Two Norfolk airfields crucial to the Allies' efforts in the Second World War are to receive memorials in recognition of their role.
The Airfields of Britain Conservation Trust will unveil memorials at Swanton Morley and Horsham St Faith airfields over the weekend of September 30/October 1.
Swanton Morley opened at the height of the Battle of Britain in September 1940 and went on to become one of the country’s most important airfields as the base for RAF bomber units.
Later in the war, its role turned to bomber support and experimentation, and it was the base for the first American-manned bombing raids over occupied Europe in June and July 1942.
In peacetime, training duties predominated until the Central Servicing Development Establishment arrived in the late 1950s from Winthorpe in Nottinghamshire, staying until Swanton Morley closed in September 1995.
Horsham St Faith, known now as Norwich Airport opened in 1940, and was originally a base for RAF Bristol Blenheim bomber squadrons before coming under US control in the autumn of 1942.
This airfield became a base for the US 458th Bomb Group, which was equipped with Consolidated B-24 Liberator heavy bombers.
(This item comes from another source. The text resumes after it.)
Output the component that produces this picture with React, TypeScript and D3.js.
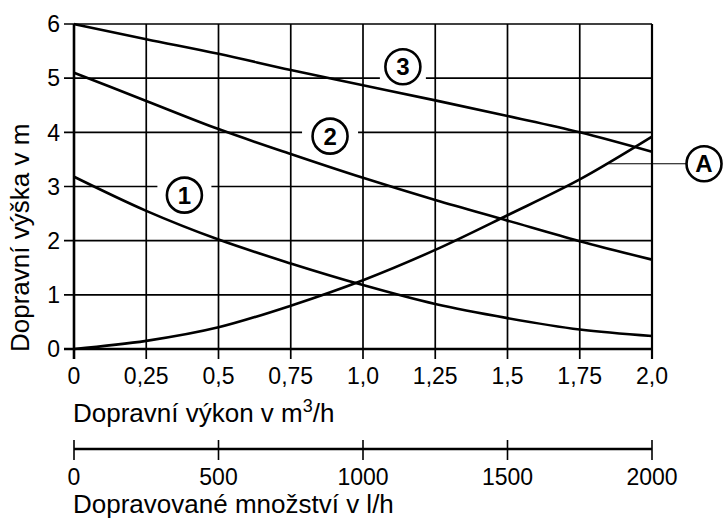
import React, { useEffect, useRef } from 'react';
import * as d3 from 'd3';

// flow rate in m3/h (grid columns)
const flow = [0, 0.25, 0.5, 0.75, 1.0, 1.25, 1.5, 1.75, 2.0];
const flowLabels = ['0', '0,25', '0,5', '0,75', '1,0', '1,25', '1,5', '1,75', '2,0'];
const headTicks = [0, 1, 2, 3, 4, 5, 6];

// pump curves (head in m)
const curve1 = [3.18, 2.55, 2.02, 1.58, 1.18, 0.83, 0.57, 0.36, 0.24];
const curve2 = [5.1, 4.58, 4.06, 3.6, 3.16, 2.75, 2.37, 1.99, 1.65];
const curve3 = [6.0, 5.72, 5.45, 5.15, 4.87, 4.59, 4.3, 4.0, 3.64];
// system curve A
const curveA = [0, 0.15, 0.4, 0.8, 1.27, 1.83, 2.47, 3.13, 3.92];

// secondary axis, l/h
const litreTicks = [0, 500, 1000, 1500, 2000];

// circled labels: [text, x (m3/h), y (m), gap half-width on grid line]
const labels: [string, number, number, number][] = [
  ['1', 0.382, 2.84, 27],
  ['2', 0.886, 3.93, 28],
  ['3', 1.138, 5.21, 23],
];
const labelA = { text: 'A', x: 2.18, y: 3.42, from: 1.85 };

const FONT = '"Liberation Sans", Arial, sans-serif';

export default function App() {
  const svgRef = useRef<SVGSVGElement>(null);
  const width = 725;
  const height = 519;

  useEffect(() => {
    if (!svgRef.current) return;
    const svg = d3.select(svgRef.current);
    svg.selectAll('*').remove();

    const x = d3.scaleLinear().domain([0, 2]).range([74, 652]);
    const y = d3.scaleLinear().domain([0, 6]).range([349, 24]);
    const xl = d3.scaleLinear().domain([0, 2000]).range([74, 652]);

    svg.append('rect').attr('width', width).attr('height', height).attr('fill', '#fff');

    const grid = svg.append('g').attr('stroke', '#000').attr('stroke-width', 1.7);

    // horizontal grid + left ticks
    grid.selectAll('line.h')
      .data(headTicks)
      .join('line')
      .attr('x1', 64)
      .attr('x2', x(2))
      .attr('y1', d => y(d))
      .attr('y2', d => y(d))
      .attr('stroke-width', d => (d === 0 ? 2.6 : 1.7));

    // vertical grid + bottom ticks
    grid.selectAll('line.v')
      .data(flow)
      .join('line')
      .attr('x1', d => x(d))
      .attr('x2', d => x(d))
      .attr('y1', y(6))
      .attr('y2', y(0) + 10)
      .attr('stroke-width', d => (d === 0 ? 2.6 : d === 2 ? 2.2 : 1.7));

    // gaps for the circled labels
    svg.selectAll('rect.gap')
      .data(labels)
      .join('rect')
      .attr('x', d => x(d[1]) - d[3])
      .attr('width', d => d[3] * 2)
      .attr('y', d => y(Math.round(d[2])) - 3)
      .attr('height', 6)
      .attr('fill', '#fff');

    // y tick labels
    svg.selectAll('text.yt')
      .data(headTicks)
      .join('text')
      .attr('x', 60)
      .attr('y', d => y(d))
      .attr('dy', '0.36em')
      .attr('text-anchor', 'end')
      .attr('font-family', FONT)
      .attr('font-size', 23)
      .text(d => String(d));

    // x tick labels
    svg.selectAll('text.xt')
      .data(flow)
      .join('text')
      .attr('x', d => x(d))
      .attr('y', 384)
      .attr('text-anchor', 'middle')
      .attr('font-family', FONT)
      .attr('font-size', 23)
      .text((_, i) => flowLabels[i]);

    // curves
    const line = d3.line<number>()
      .x((_, i) => x(flow[i]))
      .y(d => y(d))
      .curve(d3.curveMonotoneX);

    svg.selectAll('path.curve')
      .data([curve1, curve2, curve3, curveA])
      .join('path')
      .attr('d', d => line(d))
      .attr('fill', 'none')
      .attr('stroke', '#000')
      .attr('stroke-width', 2.6);

    // circled labels
    const lab = svg.selectAll('g.lab')
      .data(labels)
      .join('g')
      .attr('transform', d => `translate(${x(d[1])},${y(d[2])})`);
    lab.append('circle').attr('r', 17.5).attr('fill', '#fff').attr('stroke', '#000').attr('stroke-width', 2.6);
    lab.append('text')
      .attr('text-anchor', 'middle')
      .attr('dy', '0.36em')
      .attr('font-family', FONT)
      .attr('font-weight', 'bold')
      .attr('font-size', 24)
      .text(d => d[0]);

    // label A with leader
    const ax = x(labelA.x);
    const ay = y(labelA.y);
    svg.append('line')
      .attr('x1', x(labelA.from))
      .attr('x2', ax - 17)
      .attr('y1', ay)
      .attr('y2', ay)
      .attr('stroke', '#000')
      .attr('stroke-width', 1);
    const ga = svg.append('g').attr('transform', `translate(${ax},${ay})`);
    ga.append('circle').attr('r', 17.5).attr('fill', '#fff').attr('stroke', '#000').attr('stroke-width', 2.6);
    ga.append('text')
      .attr('text-anchor', 'middle')
      .attr('dy', '0.36em')
      .attr('font-family', FONT)
      .attr('font-weight', 'bold')
      .attr('font-size', 24)
      .text(labelA.text);

    // axis titles
    const t1 = svg.append('text')
      .attr('x', 73)
      .attr('y', 422)
      .attr('font-family', FONT)
      .attr('font-size', 26);
    t1.append('tspan').text('Dopravní výkon v m');
    t1.append('tspan').attr('font-size', 18).attr('dy', -10).text('3');
    t1.append('tspan').attr('dy', 10).text('/h');

    svg.append('text')
      .attr('transform', 'translate(29,352) rotate(-90)')
      .attr('font-family', FONT)
      .attr('font-size', 26)
      .text('Dopravní výška v m');

    // secondary axis (l/h)
    const sec = svg.append('g').attr('stroke', '#000');
    sec.append('line')
      .attr('x1', xl(0))
      .attr('x2', xl(2000))
      .attr('y1', 449)
      .attr('y2', 449)
      .attr('stroke-width', 2.6);
    sec.selectAll('line.st')
      .data(litreTicks)
      .join('line')
      .attr('x1', d => xl(d))
      .attr('x2', d => xl(d))
      .attr('y1', 440)
      .attr('y2', 460)
      .attr('stroke-width', 1.6);

    svg.selectAll('text.lt')
      .data(litreTicks)
      .join('text')
      .attr('x', d => xl(d))
      .attr('y', 485)
      .attr('text-anchor', 'middle')
      .attr('font-family', FONT)
      .attr('font-size', 23)
      .text(d => String(d));

    svg.append('text')
      .attr('x', 73)
      .attr('y', 513)
      .attr('font-family', FONT)
      .attr('font-size', 26)
      .text('Dopravované množství v l/h');
  }, []);

  return (
    <svg
      ref={svgRef}
      width={width}
      height={height}
      style={{ position: 'absolute', left: 0, top: 0, display: 'block' }}
    />
  );
}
After the Americans left in mid-1945, it served as a major RAF Fighter Command airfield until the start of the 1960s.
It closed later in that decade but the airport was running into the 1970s.
The charity’s objective is to commemorate each known major airfield in the United Kingdom with one of two forms of standardised granite memorial.
More than 200 have already been unveiled and there are plans for hundreds more.